Comme dans de nombreux pays européens, la faille entre le gouvernement italien et les forces vives de la société civile se creuse jour après jour. En février 2024, la RAI a été au centre de mille polémiques parce que le rappeur italo-tunisien Ghali avait osé lancer, en référence à Gaza, le slogan « Stop au génocide » sur la scène du festival de la chanson de Sanremo. Beaucoup plus grave : le gouvernement Meloni vient d’adopter la « Loi sécurité » qui prévoit une criminalisation des manifestations pacifiques. Même les migrants sont visés : ils/elles ne pourront plus se procurer de carte SIM sans titre de séjour. Enfin tous rassemblements festifs, tels que les « rave parties » sont interdits, avec des sanctions pouvant aller jusqu’à six ans de prison pour les organisateurs.
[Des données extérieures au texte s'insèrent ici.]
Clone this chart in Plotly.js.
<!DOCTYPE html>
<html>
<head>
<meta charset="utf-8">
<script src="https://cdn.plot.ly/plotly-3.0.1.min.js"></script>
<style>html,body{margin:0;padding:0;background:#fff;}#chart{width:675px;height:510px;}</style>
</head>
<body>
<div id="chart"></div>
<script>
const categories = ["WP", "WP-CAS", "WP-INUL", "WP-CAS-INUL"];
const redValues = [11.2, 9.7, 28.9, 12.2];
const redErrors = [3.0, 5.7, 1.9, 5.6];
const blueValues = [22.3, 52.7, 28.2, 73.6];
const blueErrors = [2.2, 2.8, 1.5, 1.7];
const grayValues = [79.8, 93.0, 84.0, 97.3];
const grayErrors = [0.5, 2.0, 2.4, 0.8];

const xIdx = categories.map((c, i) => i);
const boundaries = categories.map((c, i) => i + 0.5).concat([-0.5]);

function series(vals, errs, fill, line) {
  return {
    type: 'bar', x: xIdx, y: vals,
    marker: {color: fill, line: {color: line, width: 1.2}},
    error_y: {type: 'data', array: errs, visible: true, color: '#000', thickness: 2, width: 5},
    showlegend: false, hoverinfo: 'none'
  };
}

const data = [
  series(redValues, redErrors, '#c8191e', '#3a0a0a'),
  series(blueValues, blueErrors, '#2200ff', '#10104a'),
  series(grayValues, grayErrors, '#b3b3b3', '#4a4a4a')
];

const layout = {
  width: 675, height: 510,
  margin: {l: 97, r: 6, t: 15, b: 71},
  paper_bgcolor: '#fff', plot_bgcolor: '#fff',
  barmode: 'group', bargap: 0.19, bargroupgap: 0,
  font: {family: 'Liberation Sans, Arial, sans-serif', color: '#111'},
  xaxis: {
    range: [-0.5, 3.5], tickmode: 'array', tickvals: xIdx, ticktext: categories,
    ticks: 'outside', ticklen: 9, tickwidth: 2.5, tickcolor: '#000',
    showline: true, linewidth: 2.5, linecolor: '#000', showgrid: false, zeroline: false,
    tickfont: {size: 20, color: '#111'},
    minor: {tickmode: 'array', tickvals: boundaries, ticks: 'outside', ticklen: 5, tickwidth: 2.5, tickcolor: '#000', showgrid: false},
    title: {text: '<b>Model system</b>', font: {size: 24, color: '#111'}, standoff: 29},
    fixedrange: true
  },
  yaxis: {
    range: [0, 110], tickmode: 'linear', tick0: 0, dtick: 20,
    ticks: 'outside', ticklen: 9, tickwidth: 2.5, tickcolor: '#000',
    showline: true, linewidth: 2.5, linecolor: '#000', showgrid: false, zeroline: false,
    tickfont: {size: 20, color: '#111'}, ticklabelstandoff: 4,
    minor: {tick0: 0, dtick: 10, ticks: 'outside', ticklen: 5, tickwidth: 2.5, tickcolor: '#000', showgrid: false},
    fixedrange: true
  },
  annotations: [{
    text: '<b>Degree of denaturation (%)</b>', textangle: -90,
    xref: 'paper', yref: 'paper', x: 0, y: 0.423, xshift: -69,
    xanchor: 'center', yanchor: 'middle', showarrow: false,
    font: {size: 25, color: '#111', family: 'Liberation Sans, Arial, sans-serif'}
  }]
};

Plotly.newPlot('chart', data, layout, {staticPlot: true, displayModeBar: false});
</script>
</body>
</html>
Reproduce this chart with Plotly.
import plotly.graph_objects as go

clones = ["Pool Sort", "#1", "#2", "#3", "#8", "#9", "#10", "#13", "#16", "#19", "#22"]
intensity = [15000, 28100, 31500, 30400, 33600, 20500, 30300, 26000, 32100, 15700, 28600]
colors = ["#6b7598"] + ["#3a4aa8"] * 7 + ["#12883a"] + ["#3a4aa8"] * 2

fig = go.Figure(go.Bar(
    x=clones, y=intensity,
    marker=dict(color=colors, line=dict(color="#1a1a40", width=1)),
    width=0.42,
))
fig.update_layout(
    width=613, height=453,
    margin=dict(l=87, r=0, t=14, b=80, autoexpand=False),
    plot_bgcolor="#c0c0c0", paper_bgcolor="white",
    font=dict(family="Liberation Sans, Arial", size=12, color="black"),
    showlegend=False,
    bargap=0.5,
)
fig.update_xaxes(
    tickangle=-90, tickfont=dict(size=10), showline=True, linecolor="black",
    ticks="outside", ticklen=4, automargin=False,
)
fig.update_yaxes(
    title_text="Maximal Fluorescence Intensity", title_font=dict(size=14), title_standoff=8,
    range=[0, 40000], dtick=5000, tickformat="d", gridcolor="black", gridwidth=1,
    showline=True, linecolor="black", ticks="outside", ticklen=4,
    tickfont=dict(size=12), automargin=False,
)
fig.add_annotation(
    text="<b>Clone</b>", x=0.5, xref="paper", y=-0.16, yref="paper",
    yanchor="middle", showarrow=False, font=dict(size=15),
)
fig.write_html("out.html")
Cette loi avait été programmée précisément au lendemain d’une manifestation lycéenne à Florence, en soutien à la Palestine, qui avait dégénéré en matraquage policier d’une rare violence, des actes de répression fermement condamnés par le président de la république italienne Sergio Mattarella : « avec les jeunes, les matraques sont l’expression d’un échec » s’était-il insurgé.
Notes:
En novembre 2024, la Cour pénale internationale (CPI) a émis des mandats d’arrêts à l’encontre du Premier ministre israélien, Benyamin Netanyahou, et de l’ancien ministre de la Défense, Yoav Gallant.
Les termes “crime de guerre” et “crime contre l’humanité” sont régulièrement évoqués pour dénoncer ce qui se passe à Gaza depuis octobre 2023. Les crimes de guerre sont définis par le droit international (Conventions de Genève) comme des violations graves du droit humanitaire pendant un conflit armé, tels que :
Le bombardement massif de zones civiles densément peuplées, entraînant des milliers de morts, notamment d’enfants.
Le siège total imposé à Gaza (coupure d’eau, d’électricité, de carburant)
L’attaque de structures protégées comme les hôpitaux, les écoles, ou les camps de réfugiés.
Un crime contre l’humanité est un acte délibéré et généralisé, voire systématique, dirigé contre une population civile (meurtre, extermination, persécution, transfert forcé, etc.), tels que :
L’ampleur des attaques, la destruction systématique des infrastructures, et la déshumanisation du discours politique pourraient relever de cette catégorie.
Le déplacement forcé de centaines de milliers de personnes à Gaza est un élément justifiant cette qualification.